Begin

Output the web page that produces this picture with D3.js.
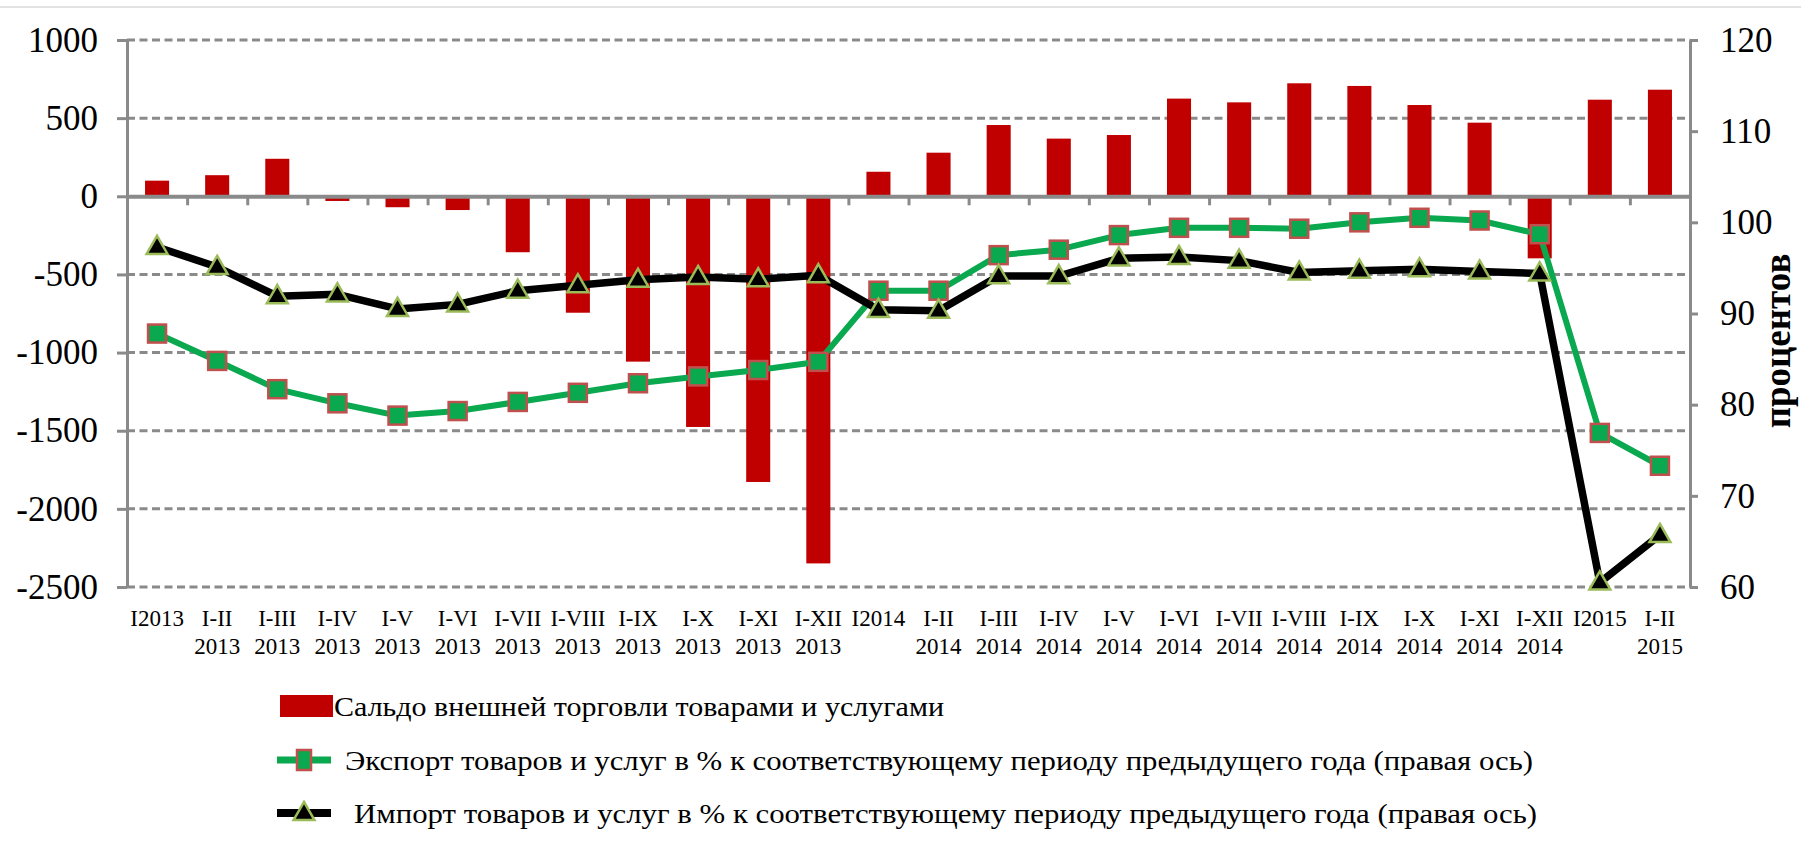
<!DOCTYPE html>
<html>
<head>
<meta charset="utf-8">
<script src="https://cdn.jsdelivr.net/npm/d3@7"></script>
<style>
  body { margin: 0; background: #fff; }
  svg { display: block; font-family: "Liberation Serif", "Times New Roman", serif; }
</style>
</head>
<body>
<svg id="chart" width="1801" height="849"></svg>
<script>
// periods (first row of x labels) and years (second row)
var periods = ["I2013", "I-II", "I-III", "I-IV", "I-V", "I-VI", "I-VII", "I-VIII", "I-IX", "I-X", "I-XI", "I-XII",
    "I2014", "I-II", "I-III", "I-IV", "I-V", "I-VI", "I-VII", "I-VIII", "I-IX", "I-X", "I-XI", "I-XII",
    "I2015", "I-II"];
var years = ["", "2013", "2013", "2013", "2013", "2013", "2013", "2013", "2013", "2013", "2013", "2013",
    "", "2014", "2014", "2014", "2014", "2014", "2014", "2014", "2014", "2014", "2014", "2014",
    "", "2015"];

// saldo of foreign trade (left axis)
var balance = [100, 135, 240, -30, -70, -88, -358, -745, -1058, -1476, -1828, -2349,
    157, 279, 456, 369, 392, 625, 601, 723, 706, 584, 471, -397,
    618, 682];
// export, % to same period of previous year (right axis)
var exportPct = [87.8, 84.8, 81.7, 80.15, 78.8, 79.3, 80.3, 81.3, 82.35, 83.1, 83.8, 84.7,
    92.5, 92.5, 96.4, 97.0, 98.6, 99.4, 99.4, 99.3, 100.0, 100.5, 100.2, 98.7,
    76.9, 73.3];
// import, % to same period of previous year (right axis)
var importPct = [97.3, 95.1, 91.9, 92.1, 90.5, 91.0, 92.5, 93.1, 93.7, 94.0, 93.75, 94.2,
    90.4, 90.3, 94.1, 94.1, 96.05, 96.2, 95.8, 94.5, 94.7, 94.85, 94.6, 94.4,
    60.5, 65.7];

var leftTicks = [-2500, -2000, -1500, -1000, -500, 0, 500, 1000];
var rightTicks = [60, 70, 80, 90, 100, 110, 120];
var legendNames = ["Сальдо внешней торговли товарами и услугами",
    "Экспорт товаров и услуг в % к соответствующему периоду предыдущего года (правая ось)",
    "Импорт товаров и услуг в % к соответствующему периоду предыдущего года (правая ось)"];
var axisTitle = "процентов";

var svg = d3.select("#chart");
// note: "top" is taken by window.top, so plot* names
var plotLeft = 127, plotRight = 1690, plotTop = 40, plotBottom = 587;
var gray = "#8a8a8a";
var plain = function (d) { return String(d); }; // "-2500", not "−2,500"

var idx = d3.range(periods.length);
var x = d3.scaleBand().domain(idx).range([plotLeft, plotRight]).paddingInner(0.6).paddingOuter(0.3);
var xEdge = d3.scaleLinear().domain([0, periods.length]).range([plotLeft, plotRight]);
var yL = d3.scaleLinear().domain([-2500, 1000]).range([plotBottom, plotTop]);
var yR = d3.scaleLinear().domain([60, 120]).range([plotBottom, plotTop]);
var cx = function (i) { return x(i) + x.bandwidth() / 2; };

// thin frame line at the very top
svg.append("line").attr("x1", 0).attr("x2", 1801).attr("y1", 7).attr("y2", 7)
    .style("stroke", "#e2e2e2").style("stroke-width", 2);

// dashed gridlines
svg.append("g").selectAll("line")
    .data(leftTicks.filter(function (d) { return d !== 0; }))
    .enter().append("line")
    .attr("x1", plotLeft).attr("x2", plotRight)
    .attr("y1", function (d) { return yL(d); }).attr("y2", function (d) { return yL(d); })
    .style("stroke", gray).style("stroke-width", 3).style("stroke-dasharray", "8,4.5");

// bars
svg.append("g").selectAll("rect")
    .data(idx).enter().append("rect")
    .attr("x", function (i) { return x(i); })
    .attr("width", x.bandwidth())
    .attr("y", function (i) { return yL(Math.max(0, balance[i])); })
    .attr("height", function (i) { return Math.abs(yL(balance[i]) - yL(0)); })
    .style("fill", "#c00000");

// x axis on zero line, ticks at band edges
var xAxis = svg.append("g").attr("transform", "translate(0," + yL(0) + ")")
    .call(d3.axisBottom(xEdge).tickValues(d3.range(1, periods.length)).tickFormat("").tickSize(9).tickSizeOuter(0));
xAxis.select(".domain").style("stroke", gray).style("stroke-width", 4);
xAxis.selectAll(".tick line").style("stroke", gray).style("stroke-width", 3);

// left axis
var axL = svg.append("g").attr("transform", "translate(" + plotLeft + ",0)")
    .call(d3.axisLeft(yL).tickValues(leftTicks).tickFormat(plain).tickSize(10).tickSizeOuter(0).tickPadding(19));
axL.select(".domain").style("stroke", gray).style("stroke-width", 3);
axL.selectAll(".tick line").style("stroke", gray).style("stroke-width", 3);
axL.selectAll(".tick text").style("font-size", "35px").style("fill", "#000")
    .style("font-family", "'Liberation Serif', 'Times New Roman', serif");

// right axis
var axR = svg.append("g").attr("transform", "translate(" + plotRight + ",0)")
    .call(d3.axisRight(yR).tickValues(rightTicks).tickFormat(plain).tickSize(8).tickSizeOuter(0).tickPadding(22));
axR.select(".domain").style("stroke", gray).style("stroke-width", 3);
axR.selectAll(".tick line").style("stroke", gray).style("stroke-width", 3);
axR.selectAll(".tick text").style("font-size", "35px").style("fill", "#000")
    .style("font-family", "'Liberation Serif', 'Times New Roman', serif");

svg.append("text")
    .attr("transform", "translate(1790,341) rotate(-90)")
    .attr("text-anchor", "middle")
    .style("font-size", "37px").style("font-weight", "bold")
    .text(axisTitle);

// x labels
var xl = svg.append("g").style("font-size", "23px").attr("text-anchor", "middle");
xl.selectAll("text.p").data(idx).enter().append("text").attr("class", "p")
    .attr("x", cx).attr("y", 626).text(function (i) { return periods[i]; });
xl.selectAll("text.yr").data(idx).enter().append("text").attr("class", "yr")
    .attr("x", cx).attr("y", 654).text(function (i) { return years[i]; });

// lines
var line = function (vals) {
    return d3.line().x(function (i) { return cx(i); }).y(function (i) { return yR(vals[i]); })(idx);
};
var tri = d3.symbol().type(d3.symbolTriangle).size(190);

svg.append("path").attr("d", line(exportPct))
    .style("fill", "none").style("stroke", "#0aa84f").style("stroke-width", 6).style("stroke-linejoin", "round");
svg.append("g").selectAll("rect").data(idx).enter().append("rect")
    .attr("x", function (i) { return cx(i) - 9; }).attr("y", function (i) { return yR(exportPct[i]) - 9; })
    .attr("width", 18).attr("height", 18)
    .style("fill", "#0aa84f").style("stroke", "#c0504d").style("stroke-width", 2.5);

svg.append("path").attr("d", line(importPct))
    .style("fill", "none").style("stroke", "#000").style("stroke-width", 7.5).style("stroke-linejoin", "round");
svg.append("g").selectAll("path").data(idx).enter().append("path")
    .attr("d", tri)
    .attr("transform", function (i) { return "translate(" + cx(i) + "," + (yR(importPct[i]) + 1) + ")"; })
    .style("fill", "#000").style("stroke", "#9bbb59").style("stroke-width", 2.5);

// legend
var lg = svg.append("g");
var rowY = [706, 760, 813];
var textX = [334, 345, 354];
var textW = [610, 1188, 1183];
lg.append("rect").attr("x", 280).attr("y", rowY[0] - 11).attr("width", 53).attr("height", 22).style("fill", "#c00000");
lg.append("line").attr("x1", 277).attr("x2", 331).attr("y1", rowY[1]).attr("y2", rowY[1])
    .style("stroke", "#0aa84f").style("stroke-width", 7);
lg.append("rect").attr("x", 297).attr("y", rowY[1] - 10).attr("width", 14).attr("height", 20)
    .style("fill", "#0aa84f").style("stroke", "#c0504d").style("stroke-width", 2.5);
lg.append("line").attr("x1", 277).attr("x2", 331).attr("y1", rowY[2]).attr("y2", rowY[2])
    .style("stroke", "#000").style("stroke-width", 8);
lg.append("path").attr("d", tri).attr("transform", "translate(304," + (rowY[2] + 1) + ")")
    .style("fill", "#000").style("stroke", "#9bbb59").style("stroke-width", 2.5);
lg.selectAll("text").data(legendNames).enter().append("text")
    .attr("x", function (d, i) { return textX[i]; })
    .attr("y", function (d, i) { return rowY[i] + 10; })
    .attr("textLength", function (d, i) { return textW[i]; })
    .attr("lengthAdjust", "spacingAndGlyphs")
    .style("font-size", "28px")
    .text(function (d) { return d; });
</script>
</body>
</html>
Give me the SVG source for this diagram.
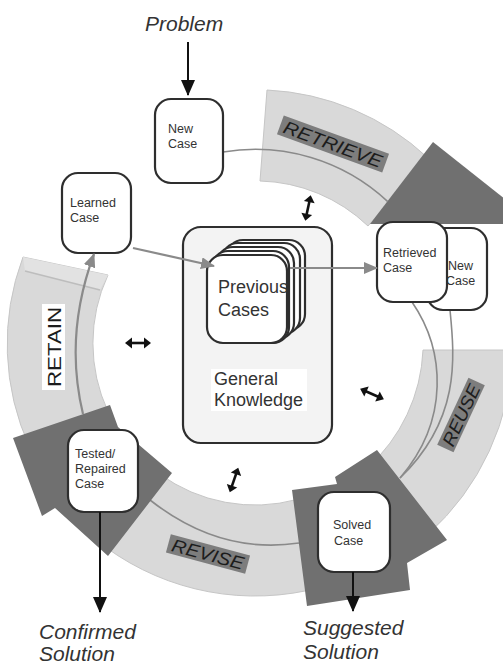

End

What needs to be done —
Return every line in the listing that contains the word "this".

Answer to the problem —
Output the web page that produces this picture with D3.js.
Give me the SVG source for this diagram.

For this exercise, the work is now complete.